● **Challenge**: Gather all lines in the entries below that include the word "diagram".

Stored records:
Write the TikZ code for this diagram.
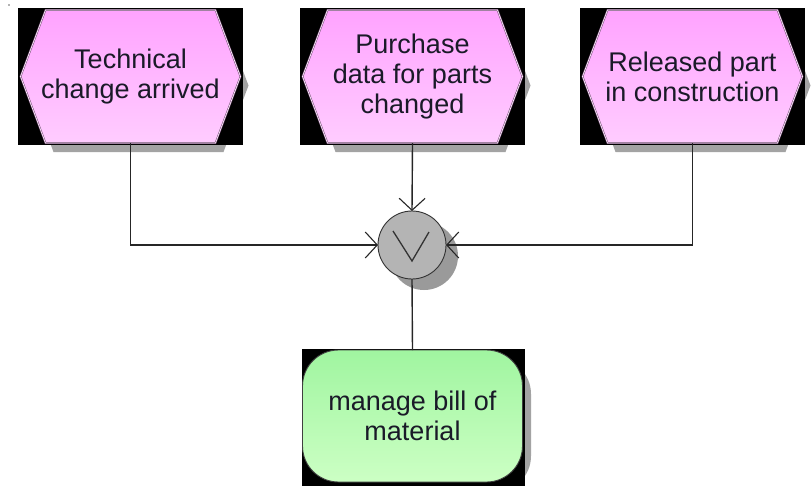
\documentclass[tikz,border=0pt]{standalone}
\usepackage{fontspec}
\setmainfont{Liberation Sans}
\usetikzlibrary{arrows.meta,calc}
\definecolor{evtop}{HTML}{FFA3FF}
\definecolor{evbot}{HTML}{FFCCFF}
\definecolor{evline}{HTML}{6E4A6E}
\definecolor{fntop}{HTML}{A0F5A0}
\definecolor{fnbot}{HTML}{CCFFC4}
\definecolor{shadowgray}{HTML}{A3A3A3}
\definecolor{orgray}{HTML}{B4B4B4}
\definecolor{orshadow}{HTML}{9A9A9A}
\definecolor{txt}{HTML}{1A1A28}
\newcommand\hexpath[3]{($(#1)+(-110+#2,#3)$) -- ($(#1)+(-85+#2,-66.5+#3)$) -- ($(#1)+(85+#2,-66.5+#3)$) -- ($(#1)+(110+#2,#3)$) -- ($(#1)+(85+#2,66.5+#3)$) -- ($(#1)+(-85+#2,66.5+#3)$) -- cycle}
\newcommand\evbg[1]{%
  \fill[shadowgray] \hexpath{#1}{8}{9};
  \fill[black] ($(#1)+(-112.5,-68.5)$) rectangle ($(#1)+(112.5,68.5)$);
  \shade[top color=evtop, bottom color=evbot] \hexpath{#1}{0}{0};
  \draw[evline, line width=0.5pt, double=evbot!40!white, double distance=0.7pt] \hexpath{#1}{0}{0};
}
\begin{document}
\begin{tikzpicture}[x=1pt,y=-1pt,
  lbl/.style={font=\fontsize{27}{30}\selectfont, text=txt, align=center, inner sep=0pt, outer sep=0pt, minimum width=222pt, minimum height=133pt},
  fnbox/.style={lbl, minimum width=220pt, minimum height=132pt, rounded corners=36pt, top color=fntop, bottom color=fnbot, draw=black!75, line width=0.9pt},
  orbox/.style={circle, minimum size=68pt, inner sep=0pt, outer sep=0pt, fill=orgray, draw=black!80, line width=0.9pt},
  conn/.style={draw=black!85, line width=1.4pt},
  tip/.style={-{Straight Barb[length=12pt,width=26pt,line width=1.1pt]}}
]
\useasboundingbox (0,0) rectangle (811,485);
\fill[black!60] (9,5) circle (0.8);
\coordinate (c1) at (130.5,76.5);
\coordinate (c2) at (412.5,76.5);
\coordinate (c3) at (692.5,76.5);
\evbg{c1}
\evbg{c2}
\evbg{c3}
\node[lbl] (e1) at (c1) {Technical\\change arrived};
\node[lbl] (e2) at (c2) {Purchase\\data for parts\\changed};
\node[lbl] (e3) at (c3) {Released part\\in construction};
% OR connector
\fill[orshadow] (424,256) circle (34);
\node[orbox] (or) at (412,245) {};
\draw[line width=1.3pt, black!80] ($(or)+(-19,-14)$) -- ($(or)+(0,16)$) -- ($(or)+(17,-13)$);
% function
\fill[shadowgray, rounded corners=36pt] (311,358) rectangle (531,492);
\fill[black] (302,349) rectangle (525,486);
\node[fnbox] (fn) at (412.5,416) {manage bill of\\material};
% connectors
\draw[conn,tip] (e1.south) |- (or.west);
\draw[conn,tip] (e2.south) -- (or.north);
\draw[conn,tip] (e3.south) |- (or.east);
\draw[conn] (or.south) -- (fn.north);
\end{tikzpicture}
\end{document}
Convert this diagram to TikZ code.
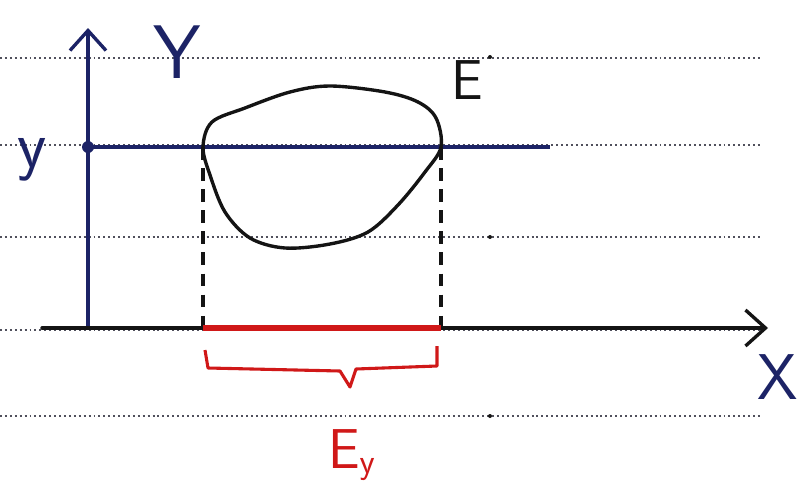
\documentclass[tikz,border=0pt]{standalone}
\usepackage{tikz}
\usetikzlibrary{arrows.meta, calc, positioning}
\usepackage{xcolor}
\definecolor{mBlue}{HTML}{1C2366}
\definecolor{mInk}{HTML}{141414}
\definecolor{mRed}{HTML}{D01818}
\definecolor{mRule}{HTML}{50505C}

\begin{document}
\begin{tikzpicture}[x=0.025cm, y=-0.025cm,
  rule/.style={draw=mRule, line width=1.4pt, dash pattern=on 1.4pt off 2.1pt},
  axis/.style={draw=mBlue, line width=2.4pt, line cap=round,
               -{Straight Barb[length=5mm, width=9mm, line width=2.4pt]}},
  blob/.style={draw=mInk, line width=2.4pt, line join=round},
  proj/.style={draw=mInk, line width=2.4pt, dash pattern=on 9pt off 6pt},
  lab/.style={font=\sffamily\fontsize{#1}{#1}\selectfont, inner sep=0pt},
  lab/.default=34]
  \useasboundingbox (0,0) rectangle (799,493);
  % ruled paper
  \foreach \yy in {58, 145, 237, 330, 416}
    \draw[rule] (0,\yy) -- (760,\yy);
  \foreach \yy in {57, 237, 416}
    \fill[mInk] (490,\yy) circle (2);
  % axes
  \coordinate (o) at (88,328);
  \coordinate (ytip) at (88,28);
  \coordinate (xstart) at (42,328);
  \coordinate (xtip) at (768,328);
  \draw[axis] (o) -- (ytip);
  \draw[axis, draw=mInk] (xstart) -- (xtip);
  \node[lab=54, text=mBlue] (ylab) at (177,52) {Y};
  \node[lab=46, text=mBlue, anchor=north east] (xlab) at (798,354) {X};
  % level y
  \coordinate (a) at (203,147);
  \coordinate (b) at (441,147);
  \coordinate (lend) at (550,147);
  \draw[draw=mBlue, line width=2.4pt] (o |- a) -- (lend);
  \fill[mBlue] (o |- a) circle (6);
  \node[lab=48, text=mBlue] (yval) at (32,160) {y};
  % the set E
  \draw[blob] plot[smooth cycle, tension=0.55] coordinates {
    (b) (436,118) (418,102) (385,92) (330,86) (290,92) (245,108) (212,122)
    (a) (210,175) (225,212) (250,238) (285,248) (330,244) (368,232)
    (398,205) (425,172)};
  \node[lab=40, text=mInk] (elab) at (467,80) {E};
  % projections
  \coordinate (ap) at (a |- o);
  \coordinate (bp) at (b |- o);
  \draw[proj] (a) -- (ap);
  \draw[proj] (b) -- (bp);
  \draw[draw=mRed, line width=3.8pt] (ap) -- (bp);
  % brace and label
  \coordinate (bl) at (205,350);
  \coordinate (br) at (437,346);
  \coordinate (bm) at (350,387);
  \draw[draw=mRed, line width=2.2pt, line join=round]
    (bl) -- ++(3,18) -- (340,371) -- (bm) -- (356,369) -- (437,366) -- (br);
  \node[lab=40, text=mRed] (eylab) at (352,455) {E$_{\mathsf{y}}$};
\end{tikzpicture}
\end{document}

● **Complete answer**:
Write the TikZ code for this diagram.
Convert this diagram to TikZ code.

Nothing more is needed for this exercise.